A sobering assessment from Religion News Service: 

If there was one clear winner in the November midterms, it was abortion rights.

Five months after the U.S. Supreme Court overturned the landmark 1973 Roe v. Wade ruling, which granted women a right to an abortion, voters across the country Tuesday (Nov. 8) clearly signaled their displeasure, both through ballot measures and through Democratic wins.

In California, Vermont and Michigan, voters approved ballot measures enshrining abortion rights into their state constitutions. In the traditionally red states of Montana and Kentucky, voters appeared to reject measures that would have restricted access to reproductive care. (Montana’s “born alive” measure had not yet been called as of Wednesday afternoon but appeared headed toward defeat with 82% of the vote in.)
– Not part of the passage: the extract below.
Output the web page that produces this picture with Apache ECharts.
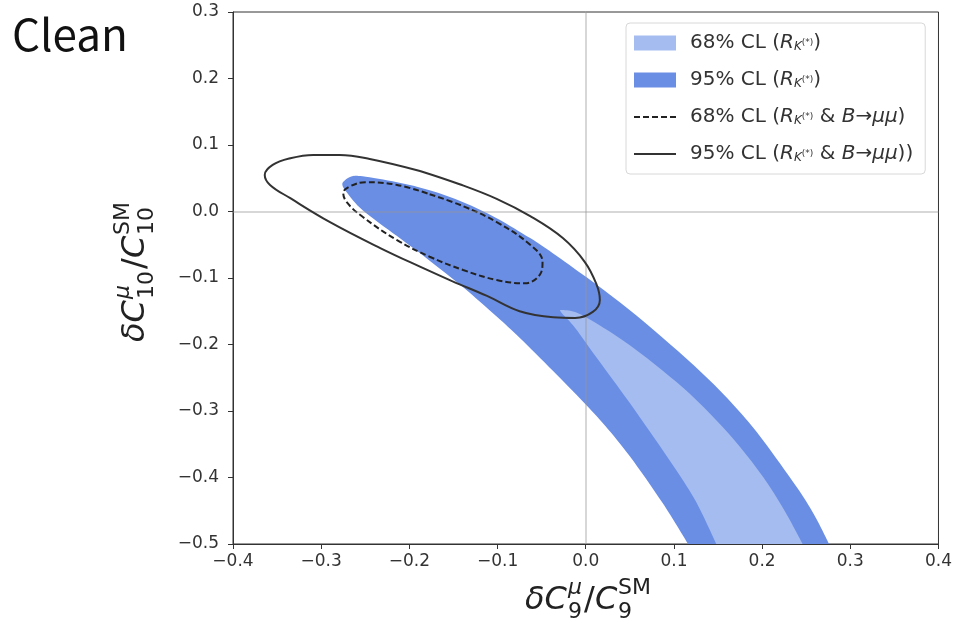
<!DOCTYPE html>
<html>
<head>
<meta charset="utf-8">
<title>Clean</title>
<script src="https://cdn.jsdelivr.net/npm/echarts@6/dist/echarts.min.js"></script>
<style>
  html, body { margin: 0; background: #fff; }
  #chart { width: 955px; height: 625px; }
</style>
</head>
<body>
<div id="chart"></div>
<script>
// outlines, [dC9/C9, dC10/C10]
// 95% CL band from R_K(*) alone
const band95 = [
  [-0.273, 0.047], [-0.265, 0.053], [-0.253, 0.053], [-0.214, 0.044], [-0.177, 0.032],
  [-0.139, 0.014], [-0.101, -0.010], [-0.063, -0.040], [-0.037, -0.063], [0.001, -0.099],
  [0.039, -0.137], [0.076, -0.177], [0.114, -0.221], [0.146, -0.261], [0.175, -0.302],
  [0.201, -0.344], [0.239, -0.414], [0.259, -0.456], [0.276, -0.5],
  [0.116, -0.5], [0.087, -0.438], [0.050, -0.368], [0.022, -0.322], [-0.003, -0.286],
  [-0.037, -0.240], [-0.075, -0.190], [-0.101, -0.158], [-0.139, -0.114], [-0.177, -0.074],
  [-0.214, -0.037], [-0.253, 0.002], [-0.270, 0.027], [-0.276, 0.040]
];
const band95Corners = [18, 19];
// 68% CL band from R_K(*) alone
const band68 = [
  [-0.029, -0.148], [-0.012, -0.151], [0.012, -0.168], [0.050, -0.201], [0.087, -0.239],
  [0.118, -0.274], [0.148, -0.314], [0.175, -0.354], [0.201, -0.399], [0.225, -0.449],
  [0.246, -0.5], [0.148, -0.5], [0.124, -0.434], [0.095, -0.374], [0.050, -0.288],
  [0.012, -0.219], [-0.012, -0.175], [-0.027, -0.153]
];
const band68Corners = [0, 10, 11];
// R_K(*) & B->mumu, 95% CL (solid contour)
const ell95 = [
  [-0.188, 0.061], [-0.143, 0.041], [-0.101, 0.019], [-0.063, -0.007], [-0.026, -0.040],
  [-0.001, -0.076], [0.012, -0.109], [0.016, -0.133], [0.008, -0.151], [-0.012, -0.160],
  [-0.037, -0.159], [-0.075, -0.150], [-0.112, -0.127], [-0.151, -0.105], [-0.188, -0.083],
  [-0.233, -0.055], [-0.290, -0.016], [-0.335, 0.020], [-0.358, 0.040], [-0.364, 0.055],
  [-0.355, 0.070], [-0.335, 0.080], [-0.309, 0.085], [-0.279, 0.085], [-0.245, 0.079],
  [-0.188, 0.061]
];
// R_K(*) & B->mumu, 68% CL (dashed contour)
const ell68 = [
  [-0.177, 0.026], [-0.139, 0.008], [-0.101, -0.016], [-0.063, -0.050], [-0.049, -0.076],
  [-0.052, -0.095], [-0.069, -0.108], [-0.101, -0.103], [-0.139, -0.088], [-0.177, -0.068],
  [-0.214, -0.043], [-0.253, -0.008], [-0.271, 0.014], [-0.275, 0.028], [-0.267, 0.038],
  [-0.250, 0.044], [-0.214, 0.040], [-0.177, 0.026]
];

const xMin = -0.4, xMax = 0.4;
const yMin = -0.5, yMax = 0.3;
const tickStep = 0.1;

const seriesNames = ['68% CL (R_K)', '95% CL (R_K)', '68% CL (R_K & Bmumu)', '95% CL (R_K & Bmumu))'];
const legendLabels = [
  '{g|}68% CL ({i|R}{s|K}{ss|(*)})',
  '{g|}95% CL ({i|R}{s|K}{ss|(*)})',
  '{g|}68% CL ({i|R}{s|K}{ss|(*)} & {i|B}→{i|μμ})',
  '{g|}95% CL ({i|R}{s|K}{ss|(*)} & {i|B}→{i|μμ}))'
];

const chart = echarts.init(document.getElementById('chart'));

// closed smooth outline through the points, sharp at the given corners
function outlinePath(pts, corners) {
  const n = pts.length;
  const tan = pts.map(function (p, i) {
    if (corners.indexOf(i) >= 0) return [0, 0];
    const a = pts[(i - 1 + n) % n], b = pts[(i + 1) % n];
    return [(b[0] - a[0]) / 6, (b[1] - a[1]) / 6];
  });
  const f = v => v.toFixed(2);
  let d = 'M' + f(pts[0][0]) + ' ' + f(pts[0][1]);
  for (let i = 0; i < n; i++) {
    const j = (i + 1) % n;
    d += ' C' + f(pts[i][0] + tan[i][0]) + ' ' + f(pts[i][1] + tan[i][1]) + ' ' +
      f(pts[j][0] - tan[j][0]) + ' ' + f(pts[j][1] - tan[j][1]) + ' ' + f(pts[j][0]) + ' ' + f(pts[j][1]);
  }
  return d + ' Z';
}

function fillBand(points, corners, color) {
  return function (params, api) {
    if (params.dataIndex !== 0) return null;
    const cs = params.coordSys;
    const px = points.map(p => api.coord(p));
    return {
      type: 'path',
      shape: { pathData: outlinePath(px, corners) },
      style: { fill: color },
      clipPath: { type: 'rect', shape: { x: cs.x, y: cs.y, width: cs.width, height: cs.height } }
    };
  };
}

function tickText(v) {
  const s = Math.abs(v).toFixed(1);
  return v < -1e-9 ? '\u2212' + s : s;
}

const ff = '"DejaVu Sans"';
function txt(x, y, text, size, italic) {
  return {
    type: 'text', x: x, y: y,
    style: {
      text: text, fill: '#222',
      font: (italic ? 'italic ' : '') + size + 'px ' + ff,
      verticalAlign: 'middle', align: 'left'
    }
  };
}
// dC^mu_sub / C^SM_sub laid out from left to right
function mathLabel(sub, stackW) {
  const a = 32, b = 22;
  const x1 = 43, x2 = x1 + stackW + 2, x3 = x2 + 11, x4 = x3 + 23;
  return [
    txt(0, 0, 'δC', a, true),
    txt(x1, -13, 'μ', b, true),
    txt(x1, 11, sub, b, false),
    txt(x2, 0, '/', a, false),
    txt(x3, 0, 'C', a, true),
    txt(x4, -13, 'SM', b, false),
    txt(x4, 11, sub, b, false)
  ];
}

const lineLegendStyle = { color: 'rgba(0,0,0,0)', borderColor: 'rgba(0,0,0,0)', borderWidth: 0 };

const option = {
  backgroundColor: '#fff',
  animation: false,
  grid: {
    left: 233, right: 16, top: 12, bottom: 81,
    show: true, borderColor: '#333', borderWidth: 1
  },
  xAxis: {
    type: 'value', min: xMin, max: xMax, interval: tickStep,
    axisLine: { onZero: false, lineStyle: { color: '#333' } },
    axisTick: { length: 5, lineStyle: { color: '#333' } },
    splitLine: { show: false },
    axisLabel: { color: '#333', fontSize: 17, fontFamily: 'DejaVu Sans', margin: 9, formatter: tickText }
  },
  yAxis: {
    type: 'value', min: yMin, max: yMax, interval: tickStep,
    axisLine: { show: true, onZero: false, lineStyle: { color: '#333' } },
    axisTick: { show: true, length: 5, lineStyle: { color: '#333' } },
    splitLine: { show: false },
    axisLabel: { color: '#333', fontSize: 17, fontFamily: 'DejaVu Sans', margin: 14, formatter: tickText }
  },
  legend: {
    orient: 'vertical',
    left: 626, top: 23,
    padding: [10, 12, 10, 7],
    itemGap: 17,
    itemWidth: 42, itemHeight: 15,
    backgroundColor: '#fff',
    borderColor: '#d8d8d8', borderWidth: 1, borderRadius: 4,
    data: [
      { name: seriesNames[0], icon: 'rect' },
      { name: seriesNames[1], icon: 'rect' },
      { name: seriesNames[2], itemStyle: lineLegendStyle },
      { name: seriesNames[3], itemStyle: lineLegendStyle }
    ],
    formatter: function (name) {
      return legendLabels[seriesNames.indexOf(name)];
    },
    textStyle: {
      color: '#333', fontSize: 20, fontFamily: 'DejaVu Sans',
      rich: {
        g: { width: 9 },
        i: { fontStyle: 'italic', fontSize: 20, fontFamily: 'DejaVu Sans', color: '#333' },
        s: { fontStyle: 'italic', fontSize: 12, fontFamily: 'DejaVu Sans', color: '#333', verticalAlign: 'bottom', padding: [8, 0, 0, 0] },
        ss: { fontSize: 9, fontFamily: 'DejaVu Sans', color: '#333', verticalAlign: 'bottom', padding: [0, 0, 6, 0] }
      }
    }
  },
  graphic: [
    {
      type: 'text', left: 12, top: 12,
      style: { text: 'Clean', fill: '#111', font: '44px "Noto Sans CJK JP"' }
    },
    { type: 'group', x: 525, y: 601, children: mathLabel('9', 14) },
    { type: 'group', x: 136, y: 342, rotation: Math.PI / 2, children: mathLabel('10', 28) }
  ],
  series: [
    {
      name: seriesNames[1], type: 'custom', data: band95, z: 1,
      itemStyle: { color: '#6a8ee4' },
      renderItem: fillBand(band95, band95Corners, '#6a8ee4')
    },
    {
      name: seriesNames[0], type: 'custom', data: band68, z: 2,
      itemStyle: { color: '#a5bcf0' },
      renderItem: fillBand(band68, band68Corners, '#a5bcf0')
    },
    {
      name: seriesNames[2], type: 'line', data: ell68, z: 4,
      smooth: 0.4, symbol: 'none', color: '#222',
      lineStyle: { color: '#222', width: 2, type: [6, 3] }
    },
    {
      name: seriesNames[3], type: 'line', data: ell95, z: 5,
      smooth: 0.4, symbol: 'none', color: '#333',
      lineStyle: { color: '#333', width: 2 },
      markLine: {
        silent: true, symbol: 'none', label: { show: false },
        lineStyle: { color: 'rgba(150,150,150,0.5)', width: 1.5, type: 'solid' },
        data: [{ xAxis: 0 }, { yAxis: 0 }]
      }
    }
  ]
};

chart.setOption(option);
window.addEventListener('resize', function () {
  chart.resize();
});
</script>
</body>
</html>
Abortion rights also appears to have played a role in staving off a projected “red wave” of Republican victories. Just prior to the midterms, pundits predicted abortion might not be as galvanizing an issue for Democrats, for whom abortion rights has been a key plank. Those predictions proved wrong.

Several governors’ contests, including in Pennsylvania and Michigan, which Democrats Josh Shapiro and Gretchen Whitmer won, were seen as pivotal for abortion rights. Abortion was a top concern for voters in those states.

In North Carolina, Republicans failed to win a veto-proof legislative supermajority, ensuring that Democratic Gov. Roy Cooper will continue to have the power to block abortion restrictions.

Concern about abortion ranked No. 2 among the issues driving voters to the polls, according to exit polls, with 27% of voters saying it “mattered most” in casting their ballot. (Inflation was No. 1, with 31% of Republicans and Democrats saying it was the issue most on their minds.) That same exit poll showed 60% of midterm voters think abortion should be legal.